* **Task requirements**:
Starting at the first line of the data, print each line verbatim up to and including the line bearing "1.10, 1.10, 1.10];", omitting pictures.

* **Supplied material**:
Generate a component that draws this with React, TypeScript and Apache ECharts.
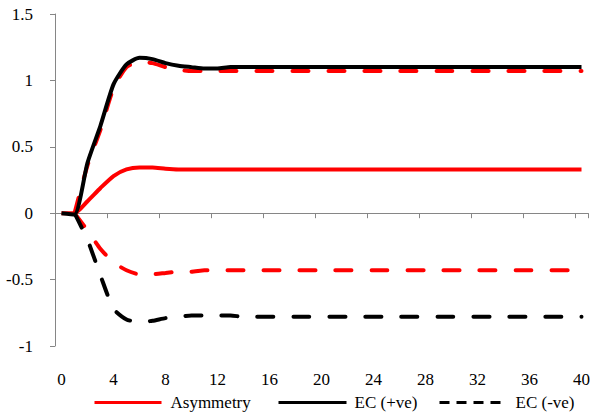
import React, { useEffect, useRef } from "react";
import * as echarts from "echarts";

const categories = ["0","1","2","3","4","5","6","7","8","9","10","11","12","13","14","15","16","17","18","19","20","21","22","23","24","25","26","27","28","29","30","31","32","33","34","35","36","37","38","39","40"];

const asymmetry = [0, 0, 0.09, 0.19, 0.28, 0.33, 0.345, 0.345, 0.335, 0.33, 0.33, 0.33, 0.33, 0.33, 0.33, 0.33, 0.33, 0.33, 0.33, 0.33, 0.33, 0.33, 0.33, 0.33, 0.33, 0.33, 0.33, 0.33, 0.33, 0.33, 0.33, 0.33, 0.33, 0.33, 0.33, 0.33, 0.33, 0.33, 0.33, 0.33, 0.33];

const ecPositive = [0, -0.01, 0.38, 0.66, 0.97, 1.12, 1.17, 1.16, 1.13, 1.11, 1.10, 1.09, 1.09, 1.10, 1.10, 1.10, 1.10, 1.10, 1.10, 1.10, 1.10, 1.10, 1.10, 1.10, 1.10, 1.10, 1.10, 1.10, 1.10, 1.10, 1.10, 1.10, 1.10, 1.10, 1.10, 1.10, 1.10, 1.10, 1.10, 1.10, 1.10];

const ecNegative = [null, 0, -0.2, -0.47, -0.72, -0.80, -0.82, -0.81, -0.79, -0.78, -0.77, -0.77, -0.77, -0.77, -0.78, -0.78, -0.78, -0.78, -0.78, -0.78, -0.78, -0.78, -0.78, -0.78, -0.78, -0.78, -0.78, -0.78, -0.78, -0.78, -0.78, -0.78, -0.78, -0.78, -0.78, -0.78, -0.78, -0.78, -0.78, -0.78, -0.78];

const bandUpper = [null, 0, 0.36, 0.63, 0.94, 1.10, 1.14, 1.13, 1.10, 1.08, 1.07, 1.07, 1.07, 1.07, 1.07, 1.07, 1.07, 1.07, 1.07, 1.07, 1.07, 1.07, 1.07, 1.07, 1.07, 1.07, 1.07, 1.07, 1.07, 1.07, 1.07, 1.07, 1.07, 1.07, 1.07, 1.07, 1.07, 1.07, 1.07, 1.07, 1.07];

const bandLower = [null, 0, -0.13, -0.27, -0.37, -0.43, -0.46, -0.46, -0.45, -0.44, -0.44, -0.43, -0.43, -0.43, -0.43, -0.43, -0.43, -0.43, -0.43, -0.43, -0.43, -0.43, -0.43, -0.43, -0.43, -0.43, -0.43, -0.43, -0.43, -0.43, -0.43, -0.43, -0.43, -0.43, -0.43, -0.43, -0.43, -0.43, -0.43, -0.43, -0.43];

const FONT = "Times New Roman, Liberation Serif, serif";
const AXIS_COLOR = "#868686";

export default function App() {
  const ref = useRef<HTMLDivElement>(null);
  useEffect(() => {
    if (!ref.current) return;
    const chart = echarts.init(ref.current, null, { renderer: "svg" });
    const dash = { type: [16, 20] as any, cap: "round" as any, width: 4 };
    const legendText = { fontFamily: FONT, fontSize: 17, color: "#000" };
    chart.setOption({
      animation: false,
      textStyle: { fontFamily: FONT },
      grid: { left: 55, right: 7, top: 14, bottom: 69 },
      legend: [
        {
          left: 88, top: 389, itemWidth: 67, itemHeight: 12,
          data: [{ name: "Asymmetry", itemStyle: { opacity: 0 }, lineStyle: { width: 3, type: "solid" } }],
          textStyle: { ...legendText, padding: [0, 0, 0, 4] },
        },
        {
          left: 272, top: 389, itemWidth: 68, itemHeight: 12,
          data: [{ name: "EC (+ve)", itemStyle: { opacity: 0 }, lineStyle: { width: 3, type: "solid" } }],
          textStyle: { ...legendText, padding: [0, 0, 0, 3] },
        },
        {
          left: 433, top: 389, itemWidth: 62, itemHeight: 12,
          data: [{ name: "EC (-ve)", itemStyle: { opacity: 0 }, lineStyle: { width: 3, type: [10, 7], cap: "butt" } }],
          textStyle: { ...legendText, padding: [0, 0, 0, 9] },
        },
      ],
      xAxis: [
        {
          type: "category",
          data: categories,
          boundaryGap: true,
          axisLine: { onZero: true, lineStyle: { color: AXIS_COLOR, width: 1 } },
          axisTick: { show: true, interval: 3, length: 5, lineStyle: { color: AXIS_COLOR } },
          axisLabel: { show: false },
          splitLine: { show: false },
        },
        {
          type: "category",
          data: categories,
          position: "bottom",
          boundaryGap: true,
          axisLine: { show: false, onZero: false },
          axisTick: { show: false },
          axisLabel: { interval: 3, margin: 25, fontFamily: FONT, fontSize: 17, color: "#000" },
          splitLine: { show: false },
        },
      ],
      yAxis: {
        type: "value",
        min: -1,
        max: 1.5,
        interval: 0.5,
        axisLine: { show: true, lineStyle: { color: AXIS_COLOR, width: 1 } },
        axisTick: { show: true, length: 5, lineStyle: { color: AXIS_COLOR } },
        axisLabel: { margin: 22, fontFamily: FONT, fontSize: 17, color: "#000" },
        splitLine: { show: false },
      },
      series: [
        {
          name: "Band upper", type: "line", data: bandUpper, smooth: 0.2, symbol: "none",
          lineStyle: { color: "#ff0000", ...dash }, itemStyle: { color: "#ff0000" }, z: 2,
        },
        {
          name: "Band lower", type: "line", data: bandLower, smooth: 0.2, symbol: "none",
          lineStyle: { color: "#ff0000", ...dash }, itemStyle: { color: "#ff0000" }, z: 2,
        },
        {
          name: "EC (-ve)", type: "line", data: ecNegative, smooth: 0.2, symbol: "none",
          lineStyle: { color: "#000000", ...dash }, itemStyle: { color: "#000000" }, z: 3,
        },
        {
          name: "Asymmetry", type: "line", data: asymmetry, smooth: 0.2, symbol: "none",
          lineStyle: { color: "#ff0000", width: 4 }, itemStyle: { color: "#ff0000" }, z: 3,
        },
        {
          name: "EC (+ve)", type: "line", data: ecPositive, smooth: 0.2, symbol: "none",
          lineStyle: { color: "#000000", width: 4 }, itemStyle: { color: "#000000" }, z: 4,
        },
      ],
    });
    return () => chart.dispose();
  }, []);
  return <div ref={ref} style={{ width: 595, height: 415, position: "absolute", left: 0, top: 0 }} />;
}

* **Response to this exercise**:
Generate a component that draws this with React, TypeScript and Apache ECharts.
import React, { useEffect, useRef } from "react";
import * as echarts from "echarts";

const categories = ["0","1","2","3","4","5","6","7","8","9","10","11","12","13","14","15","16","17","18","19","20","21","22","23","24","25","26","27","28","29","30","31","32","33","34","35","36","37","38","39","40"];

const asymmetry = [0, 0, 0.09, 0.19, 0.28, 0.33, 0.345, 0.345, 0.335, 0.33, 0.33, 0.33, 0.33, 0.33, 0.33, 0.33, 0.33, 0.33, 0.33, 0.33, 0.33, 0.33, 0.33, 0.33, 0.33, 0.33, 0.33, 0.33, 0.33, 0.33, 0.33, 0.33, 0.33, 0.33, 0.33, 0.33, 0.33, 0.33, 0.33, 0.33, 0.33];

const ecPositive = [0, -0.01, 0.38, 0.66, 0.97, 1.12, 1.17, 1.16, 1.13, 1.11, 1.10, 1.09, 1.09, 1.10, 1.10, 1.10, 1.10, 1.10, 1.10, 1.10, 1.10, 1.10, 1.10, 1.10, 1.10, 1.10, 1.10, 1.10, 1.10, 1.10, 1.10, 1.10, 1.10, 1.10, 1.10, 1.10, 1.10, 1.10, 1.10, 1.10, 1.10];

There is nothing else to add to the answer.